[START OF INFORMATION SUPPLIED]
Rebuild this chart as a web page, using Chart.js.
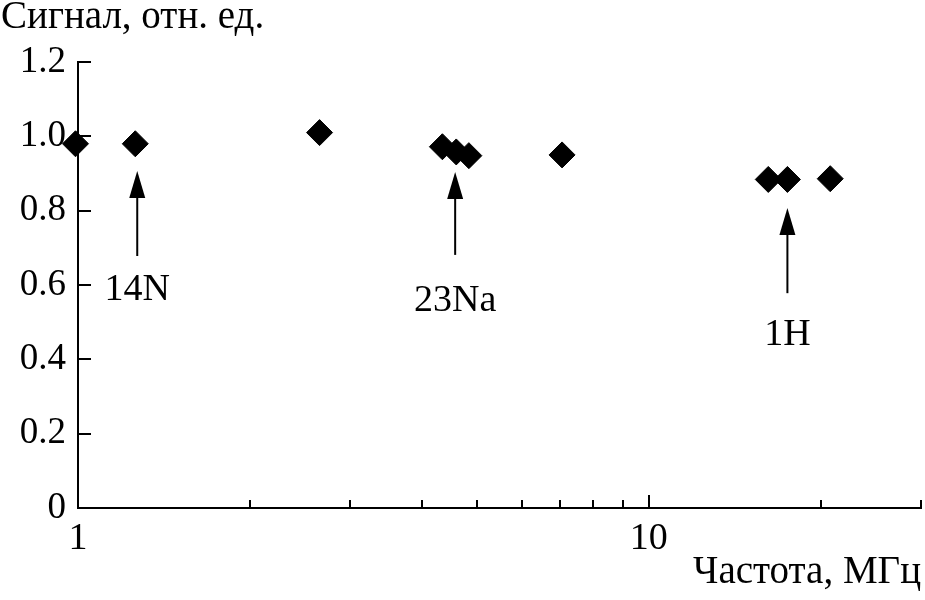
<!DOCTYPE html>
<html>
<head>
<meta charset="utf-8">
<script src="https://cdn.jsdelivr.net/npm/chart.js@4.4.1/dist/chart.umd.min.js"></script>
<style>
  body { margin: 0; background: #fff; }
  canvas { display: block; }
</style>
</head>
<body>
<canvas id="chart" width="925" height="600"></canvas>
<script>
// measured points (frequency in MHz, signal in rel. units)
const freq = [0.99, 1.26, 2.65, 4.35, 4.60, 4.84, 7.05, 16.2, 17.5, 20.8];
const signal = [0.98, 0.98, 1.01, 0.972, 0.958, 0.948, 0.95, 0.884, 0.884, 0.886];

const xTickValues = [1, 2, 3, 4, 5, 6, 7, 8, 9, 10, 20, 30];
const xTickLabels = ['1', '10'];
const yTickValues = [0, 0.2, 0.4, 0.6, 0.8, 1.0, 1.2];
const yTickLabels = ['0', '0.2', '0.4', '0.6', '0.8', '1.0', '1.2'];

// nucleus arrows: x position, arrow tip, arrow tail, label baseline (data units)
const nucleus = ['14N', '23Na', '1H'];
const arrowX = [1.27, 4.58, 17.5];
const arrowTip = [0.907, 0.904, 0.807];
const arrowTail = [0.678, 0.681, 0.578];
const labelY = [0.56, 0.53, 0.438];

const yTitle = 'Сигнал, отн. ед.';
const xTitle = 'Частота, МГц';

const serif = '"Liberation Serif", "DejaVu Serif", serif';

const overlay = {
  id: 'overlay',
  afterDraw(chart) {
    const { ctx, chartArea: a, scales: { x, y } } = chart;
    ctx.save();
    ctx.strokeStyle = '#000';
    ctx.fillStyle = '#000';
    ctx.lineWidth = 2;

    // inward ticks
    ctx.beginPath();
    x.ticks.forEach(t => {
      const px = Math.round(x.getPixelForValue(t.value));
      const len = Number.isInteger(Math.log10(t.value)) ? 13 : 8;
      ctx.moveTo(px, a.bottom);
      ctx.lineTo(px, a.bottom - len);
    });
    y.ticks.forEach(t => {
      const py = Math.round(y.getPixelForValue(t.value));
      ctx.moveTo(a.left, py);
      ctx.lineTo(a.left + 13, py);
    });
    ctx.stroke();

    // arrows + labels
    ctx.font = '38px ' + serif;
    ctx.textAlign = 'center';
    ctx.textBaseline = 'alphabetic';
    nucleus.forEach((name, i) => {
      const px = x.getPixelForValue(arrowX[i]);
      const tip = y.getPixelForValue(arrowTip[i]);
      const tail = y.getPixelForValue(arrowTail[i]);
      ctx.beginPath();
      ctx.moveTo(px, tail);
      ctx.lineTo(px, tip + 20);
      ctx.stroke();
      ctx.beginPath();
      ctx.moveTo(px, tip);
      ctx.lineTo(px - 8, tip + 27);
      ctx.lineTo(px + 8, tip + 27);
      ctx.closePath();
      ctx.fill();
      ctx.fillText(name, px, y.getPixelForValue(labelY[i]));
    });

    // axis titles
    ctx.font = '39px ' + serif;
    ctx.textAlign = 'left';
    ctx.fillText(yTitle, 1, 28);
    ctx.textAlign = 'right';
    ctx.fillText(xTitle, 921, 583);
    ctx.restore();
  }
};

new Chart(document.getElementById('chart'), {
  type: 'scatter',
  data: {
    datasets: [{
      data: freq.map((f, i) => ({ x: f, y: signal[i] })),
      pointStyle: 'rectRot',
      pointRadius: 13,
      backgroundColor: '#000',
      borderColor: '#000',
      borderWidth: 1,
      clip: false
    }]
  },
  options: {
    responsive: false,
    animation: false,
    events: [],
    layout: { autoPadding: false, padding: { top: 62, right: 4, left: 0, bottom: 0 } },
    plugins: { legend: { display: false }, tooltip: { enabled: false } },
    scales: {
      x: {
        type: 'logarithmic',
        min: 1,
        max: 30,
        afterBuildTicks: s => { s.ticks = xTickValues.map(v => ({ value: v })); },
        afterFit: s => { s.height = 92; s.paddingLeft = 0; s.paddingRight = 0; },
        grid: { display: false, drawTicks: false },
        border: { display: true, color: '#000', width: 2 },
        ticks: {
          autoSkip: false,
          maxRotation: 0,
          padding: 8,
          color: '#000',
          font: { family: serif, size: 38 },
          callback: v => xTickLabels.includes(String(v)) ? String(v) : ''
        }
      },
      y: {
        min: 0,
        max: 1.2,
        afterBuildTicks: s => { s.ticks = yTickValues.map(v => ({ value: v })); },
        afterFit: s => { s.width = 78; },
        grid: { display: false, drawTicks: false },
        border: { display: true, color: '#000', width: 2 },
        ticks: {
          padding: 12,
          color: '#000',
          font: { family: serif, size: 37 },
          callback: (v, i) => yTickLabels[i]
        }
      }
    }
  },
  plugins: [overlay]
});
</script>
</body>
</html>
[END OF INFORMATION SUPPLIED]
PROBLEM: Transcribe the whole listing exactly. Pictures are excluded.

OUTPUT BELOW:
Rebuild this chart as a web page, using Chart.js.
<!DOCTYPE html>
<html>
<head>
<meta charset="utf-8">
<script src="https://cdn.jsdelivr.net/npm/chart.js@4.4.1/dist/chart.umd.min.js"></script>
<style>
  body { margin: 0; background: #fff; }
  canvas { display: block; }
</style>
</head>
<body>
<canvas id="chart" width="925" height="600"></canvas>
<script>
// measured points (frequency in MHz, signal in rel. units)
const freq = [0.99, 1.26, 2.65, 4.35, 4.60, 4.84, 7.05, 16.2, 17.5, 20.8];
const signal = [0.98, 0.98, 1.01, 0.972, 0.958, 0.948, 0.95, 0.884, 0.884, 0.886];

const xTickValues = [1, 2, 3, 4, 5, 6, 7, 8, 9, 10, 20, 30];
const xTickLabels = ['1', '10'];
const yTickValues = [0, 0.2, 0.4, 0.6, 0.8, 1.0, 1.2];
const yTickLabels = ['0', '0.2', '0.4', '0.6', '0.8', '1.0', '1.2'];

// nucleus arrows: x position, arrow tip, arrow tail, label baseline (data units)
const nucleus = ['14N', '23Na', '1H'];
const arrowX = [1.27, 4.58, 17.5];
const arrowTip = [0.907, 0.904, 0.807];
const arrowTail = [0.678, 0.681, 0.578];
const labelY = [0.56, 0.53, 0.438];

const yTitle = 'Сигнал, отн. ед.';
const xTitle = 'Частота, МГц';

const serif = '"Liberation Serif", "DejaVu Serif", serif';

const overlay = {
  id: 'overlay',
  afterDraw(chart) {
    const { ctx, chartArea: a, scales: { x, y } } = chart;
    ctx.save();
    ctx.strokeStyle = '#000';
    ctx.fillStyle = '#000';
    ctx.lineWidth = 2;

    // inward ticks
    ctx.beginPath();
    x.ticks.forEach(t => {
      const px = Math.round(x.getPixelForValue(t.value));
      const len = Number.isInteger(Math.log10(t.value)) ? 13 : 8;
      ctx.moveTo(px, a.bottom);
      ctx.lineTo(px, a.bottom - len);
    });
    y.ticks.forEach(t => {
      const py = Math.round(y.getPixelForValue(t.value));
      ctx.moveTo(a.left, py);
      ctx.lineTo(a.left + 13, py);
    });
    ctx.stroke();

    // arrows + labels
    ctx.font = '38px ' + serif;
    ctx.textAlign = 'center';
    ctx.textBaseline = 'alphabetic';
    nucleus.forEach((name, i) => {
      const px = x.getPixelForValue(arrowX[i]);
      const tip = y.getPixelForValue(arrowTip[i]);
      const tail = y.getPixelForValue(arrowTail[i]);
      ctx.beginPath();
      ctx.moveTo(px, tail);
      ctx.lineTo(px, tip + 20);
      ctx.stroke();
      ctx.beginPath();
      ctx.moveTo(px, tip);
      ctx.lineTo(px - 8, tip + 27);
      ctx.lineTo(px + 8, tip + 27);
      ctx.closePath();
      ctx.fill();
      ctx.fillText(name, px, y.getPixelForValue(labelY[i]));
    });

    // axis titles
    ctx.font = '39px ' + serif;
    ctx.textAlign = 'left';
    ctx.fillText(yTitle, 1, 28);
    ctx.textAlign = 'right';
    ctx.fillText(xTitle, 921, 583);
    ctx.restore();
  }
};

new Chart(document.getElementById('chart'), {
  type: 'scatter',
  data: {
    datasets: [{
      data: freq.map((f, i) => ({ x: f, y: signal[i] })),
      pointStyle: 'rectRot',
      pointRadius: 13,
      backgroundColor: '#000',
      borderColor: '#000',
      borderWidth: 1,
      clip: false
    }]
  },
  options: {
    responsive: false,
    animation: false,
    events: [],
    layout: { autoPadding: false, padding: { top: 62, right: 4, left: 0, bottom: 0 } },
    plugins: { legend: { display: false }, tooltip: { enabled: false } },
    scales: {
      x: {
        type: 'logarithmic',
        min: 1,
        max: 30,
        afterBuildTicks: s => { s.ticks = xTickValues.map(v => ({ value: v })); },
        afterFit: s => { s.height = 92; s.paddingLeft = 0; s.paddingRight = 0; },
        grid: { display: false, drawTicks: false },
        border: { display: true, color: '#000', width: 2 },
        ticks: {
          autoSkip: false,
          maxRotation: 0,
          padding: 8,
          color: '#000',
          font: { family: serif, size: 38 },
          callback: v => xTickLabels.includes(String(v)) ? String(v) : ''
        }
      },
      y: {
        min: 0,
        max: 1.2,
        afterBuildTicks: s => { s.ticks = yTickValues.map(v => ({ value: v })); },
        afterFit: s => { s.width = 78; },
        grid: { display: false, drawTicks: false },
        border: { display: true, color: '#000', width: 2 },
        ticks: {
          padding: 12,
          color: '#000',
          font: { family: serif, size: 37 },
          callback: (v, i) => yTickLabels[i]
        }
      }
    }
  },
  plugins: [overlay]
});
</script>
</body>
</html>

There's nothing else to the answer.